Cosmological Constraints from the Clustering of the Sloan Digital Sky Survey DR7 Luminous Red Galaxies
Beth A. Reid, Will J. Percival, Daniel J. Eisenstein, Licia Verde, David N. Spergel, Ramin A. Skibba, Neta A. Bahcall, Tamas Budavari, Masataka Fukugita, J. Richard Gott, James E. Gunn, Zeljko Ivezic, Gillian R. Knapp, Richard G. Kron, Robert H. Lupton, Timothy A. McKay, Avery Meiksin, Robert C. Nichol, Adrian C. Pope, David J. Schlegel, Donald P. Schneider, Michael A. Strauss, Chris Stoughton, Alexander S. Szalay, Max Tegmark, David H. Weinberg, Donald G. York, Idit Zehavi
TL;DR
This paper develops and applies a halo-density-field approach to SDSS DR7 LRG clustering, reconstructing the halo field to closely trace the underlying matter power spectrum up to $k\le0.2\,h\,\mathrm{Mpc}^{-1}$. The authors calibrate a physically motivated model for $P_{halo}(k,\mathbf{p})$ using extensive N-body mocks, account for non-linear BAO damping, non-linear growth, and halo bias, and incorporate systematic nuisance parameters with controlled priors. They obtain LRG-alone constraints on $\Omega_m h^2$ and $D_V(0.35)$, and, when combined with WMAP5 and Union SN data, deliver tight bounds on $\Omega_m$, $H_0$, $\Omega_k$, and $w$, with additional competitive limits on $\sum m_\nu$ and $N_{eff}$. The results demonstrate the power of full-shape information from the halo power spectrum in breaking degeneracies and providing robust, cross-validated cosmological constraints, setting a framework for analyzing future, larger redshift surveys.
Abstract
We present the power spectrum of the reconstructed halo density field derived from a sample of Luminous Red Galaxies (LRGs) from the Sloan Digital Sky Survey Seventh Data Release (DR7).
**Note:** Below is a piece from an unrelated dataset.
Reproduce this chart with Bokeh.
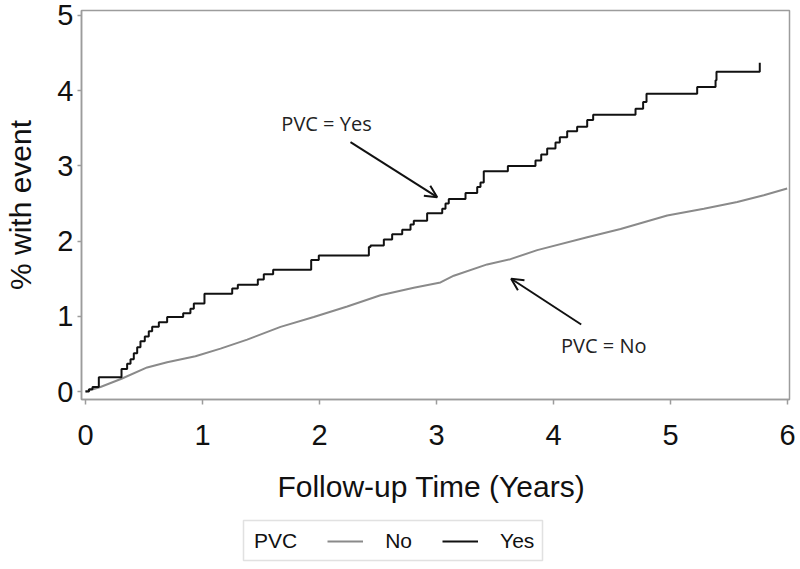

The halo power spectrum has a direct connection to the underlying dark matter power for k <= 0.2 h/Mpc, well into the quasi-linear regime. This enables us to use a factor of ~8 more modes in the cosmological analysis than an analysis with kmax = 0.1 h/Mpc, as was adopted in the SDSS team analysis of the DR4 LRG sample (Tegmark et al. 2006). The observed halo power spectrum for 0.02 < k < 0.2 h/Mpc is well-fit by our model: chi^2 = 39.6 for 40 degrees of freedom for the best fit LCDM model. We find Ω_m h^2 * (n_s/0.96)^0.13 = 0.141^{+0.009}_{-0.012} for a power law primordial power spectrum with spectral index n_s and Ω_b h^2 = 0.02265 fixed, consistent with CMB measurements. The halo power spectrum also constrains the ratio of the comoving sound horizon at the baryon-drag epoch to an effective distance to z=0.35: r_s/D_V(0.35) = 0.1097^{+0.0039}_{-0.0042}. Combining the halo power spectrum measurement with the WMAP 5 year results, for the flat LCDM model we find Ω_m = 0.289 +/- 0.019 and H_0 = 69.4 +/- 1.6 km/s/Mpc. Allowing for massive neutrinos in LCDM, we find \sum m_ν < 0.62 eV at the 95% confidence level. If we instead consider the effective number of relativistic species Neff as a free parameter, we find Neff = 4.8^{+1.8}_{-1.7}. Combining also with the Kowalski et al. (2008) supernova sample, we find Ω_{tot} = 1.011 +/- 0.009 and w = -0.99 +/- 0.11 for an open cosmology with constant dark energy equation of state w.